Swedish retail giants Ikea and H&M are teaming up in London: at Ikea’s Livat shopping centre in Hammersmith, they will open Atelier 100 together. That store exclusively offers products from local designers and artists: co-creation at its best.
An idea factory for designers
When Livat opened in February, Ikea promised it would be more than just a shopping centre: they also set it up to be a place for the community and creativity. Today, the Swedish furniture retailer is turning those words into action by opening Atelier 100, a store and idea factory where Ikea will team up with the H&M Group to recruit promising designers.

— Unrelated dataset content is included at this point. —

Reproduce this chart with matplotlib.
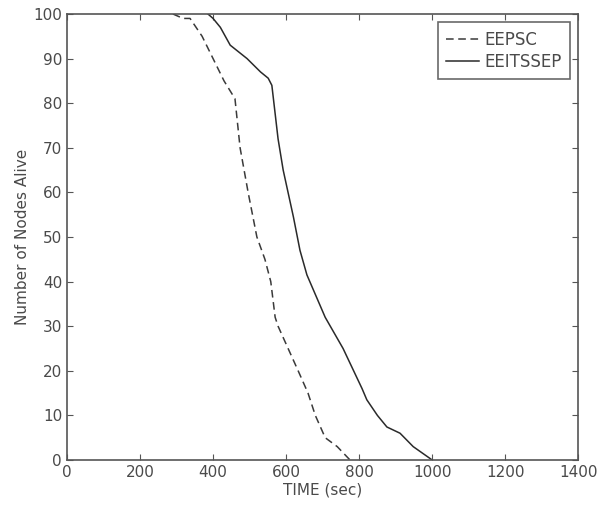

Atelier 100 is the first joint venture between the two Swedish giants. The store will not sell their own products, but only designs by small-scale local producers, designers and artists. From home accessories to jewellery to music, everything is welcome – as long as the items are small enough for customers to take them home (without the need for a car).
The store will open in May, but Ikea and H&M are already calling for creative people and designers within a 100 km radius of the store. Those selected will receive up to 10,000 pounds to help turn their ideas into commercially viable products. Participants will also be offered training and mentoring, both from the retailers’ staff and from external experts.
Getting closer to the customer
The initiative marks a new era in which the once-isolated market leaders broaden their horizons and seek to collaborate. To stay ahead of the game nowadays, even giants like Ikea and H&M need to embrace openness: it is an essential key to growth, as described in the new book The Future of Shopping: Re-set Re-made Re-tail by RetailDetail’s own Jorg Snoeck and Pauline Neerman.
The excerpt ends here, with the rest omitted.